接口边缘粗糙的金属撕裂了傅沉洲掌心的皮肉,也刮擦着江砚机械臂上变形的端口,发出刺耳的摩擦声!鲜血顺着傅沉洲的手腕流下,滴落在冰冷的金属臂和江砚苍白的皮肤上。
就在接口即将强行压入的瞬间——
江砚一直涣散无神的幽蓝瞳孔,猛地收缩了一下!像是濒死的鱼被扔回了水里,一股微弱却极其锐利的光芒瞬间刺破了死亡的灰翳!他大张的嘴里猛地吸进一口气,喉咙里发出一声短促的、如同窒息者获救般的嘶鸣!
紧接着!
“嗡——!”
一股微弱的、带着不稳定脉冲的幽蓝色光芒,猛地从江砚那条扭曲断裂的机械臂深处爆发出来!光芒瞬间照亮了狭小黑暗的舱室!也照亮了傅沉洲沾满鲜血的手和江砚骤然收缩的瞳孔!
光芒如同呼吸般明灭闪烁!机械臂内部传来一阵刺耳的、如同金属齿轮强行咬合转动的摩擦声!那条垂死的手臂,竟然极其轻微地、极其缓慢地……向上抬起了一点点!断口处迸射出激烈的火花!

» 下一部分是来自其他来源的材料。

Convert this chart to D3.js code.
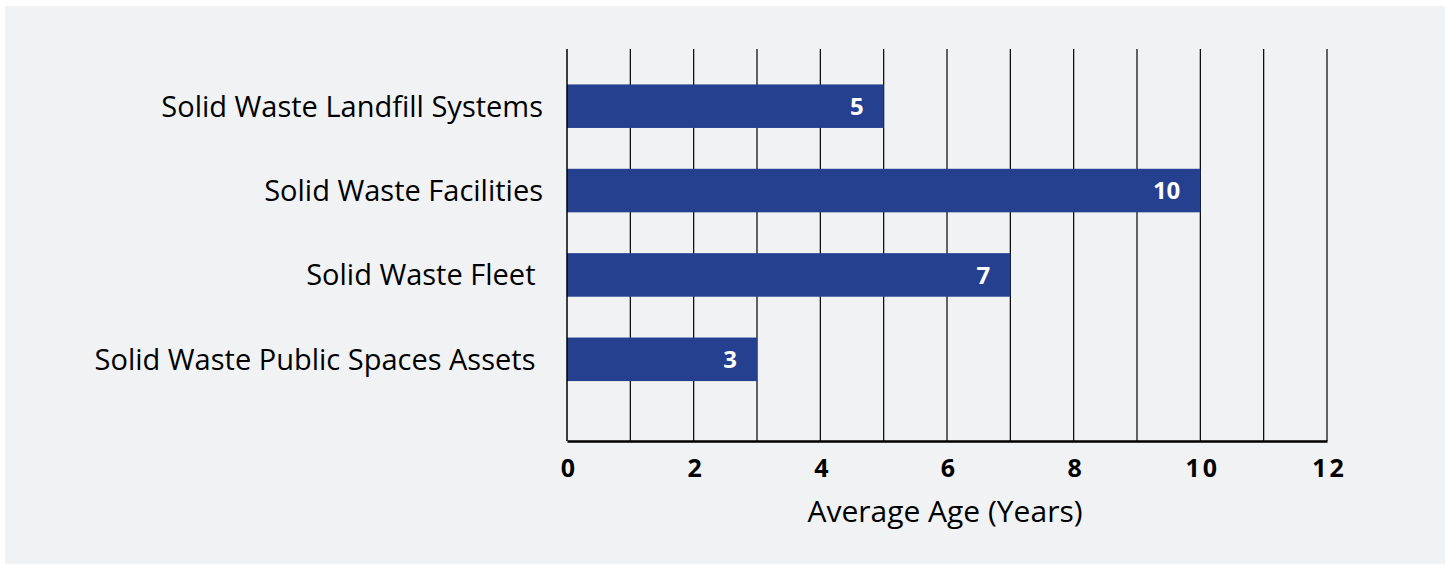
<!DOCTYPE html>
<html>
<head>
<meta charset="utf-8">
<script src="https://cdn.jsdelivr.net/npm/d3@7"></script>
<style>
  html, body { margin: 0; padding: 0; background: #ffffff; }
  svg { display: block; }
  text { font-family: "Open Sans", "Noto Sans", sans-serif; }
</style>
</head>
<body>
<svg id="chart" width="1449" height="565"></svg>
<script>
const categories = ["Solid Waste Landfill Systems", "Solid Waste Facilities", "Solid Waste Fleet ", "Solid Waste Public Spaces Assets "];
const values = [5, 10, 7, 3];
const tickValues = [0, 2, 4, 6, 8, 10, 12];
const gridValues = [1, 2, 3, 4, 5, 6, 7, 8, 9, 10, 11, 12];
const axisTitle = "Average Age (Years)";

const svg = d3.select("#chart");
svg.append("rect").attr("x", 5).attr("y", 6).attr("width", 1440).attr("height", 558).attr("fill", "#f1f2f4");

const x = d3.scaleLinear().domain([0, 12]).range([567, 1327]);
const y = d3.scaleBand().domain(categories).range([64, 401.5]).paddingInner(0.484).paddingOuter(0.242);
const plotTop = 49, plotBottom = 441;

// gridlines
svg.append("g").selectAll("line").data(gridValues).join("line")
  .attr("x1", d => x(d)).attr("x2", d => x(d))
  .attr("y1", plotTop).attr("y2", plotBottom)
  .attr("stroke", "#000").attr("stroke-width", 1.2);

// bars
svg.append("g").selectAll("rect").data(values).join("rect")
  .attr("x", x(0)).attr("y", (d, i) => y(categories[i]))
  .attr("width", d => x(d) - x(0)).attr("height", y.bandwidth())
  .attr("fill", "#25408f");

// value labels
svg.append("g").selectAll("text").data(values).join("text")
  .attr("x", d => x(d) - 20).attr("y", (d, i) => y(categories[i]) + y.bandwidth() / 2)
  .attr("dy", "0.36em").attr("text-anchor", "end")
  .attr("fill", "#fff").attr("font-weight", "bold").attr("font-size", 24)
  .text(d => d);

// y-axis line
svg.append("line").attr("x1", x(0)).attr("x2", x(0)).attr("y1", plotTop).attr("y2", plotBottom)
  .attr("stroke", "#000").attr("stroke-width", 1.5);

// category labels
svg.append("g").selectAll("text").data(categories).join("text")
  .attr("x", 543).attr("y", d => y(d) + y.bandwidth() / 2)
  .attr("dy", "0.36em").attr("text-anchor", "end")
  .attr("font-size", 29).attr("fill", "#000")
  .style("white-space", "pre")
  .text(d => d);

// x axis
const xAxis = d3.axisBottom(x).tickValues(tickValues).tickSize(0).tickPadding(18);
const gx = svg.append("g").attr("transform", `translate(0,${plotBottom})`).call(xAxis);
gx.select(".domain").attr("stroke", "#000").attr("stroke-width", 2.5);
gx.selectAll(".tick text")
  .attr("font-family", "'Open Sans', sans-serif")
  .attr("font-size", 25).attr("font-weight", "bold").attr("fill", "#000")
  .attr("letter-spacing", 3).attr("dx", 2);

// axis title
svg.append("text").attr("x", 945).attr("y", 522).attr("text-anchor", "middle")
  .attr("font-size", 30).attr("fill", "#000").text(axisTitle);
</script>
</body>
</html>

傅沉洲的手还死死地按在强行对接的接口上!剧痛如同钢针,顺着被撕裂的神经接驳点,疯狂地扎进他的大脑!但他冰蓝色的眼睛却死死地盯着江砚的眼睛!
江砚的瞳孔在剧烈的幽蓝光芒映照下,疯狂地闪烁着!无数混乱的数据流如同决堤的洪水般冲刷而过!痛苦、混乱、濒死的窒息感……还有一股被强行唤醒的、狂暴的、属于“深蓝脉冲”核心的冰冷意志!
他的嘴唇翕动着,似乎想说什么,但最终只化为一声压抑到极致的、充满痛苦和某种决绝的低吼!
与此同时,那条抬起的机械臂前端,几块扭曲的装甲板猛地弹开!露出底下复杂的光学组件!一道极其凝聚、极其不稳定的幽蓝色光束,如同濒死毒蛇吐出的信子,瞬间射出!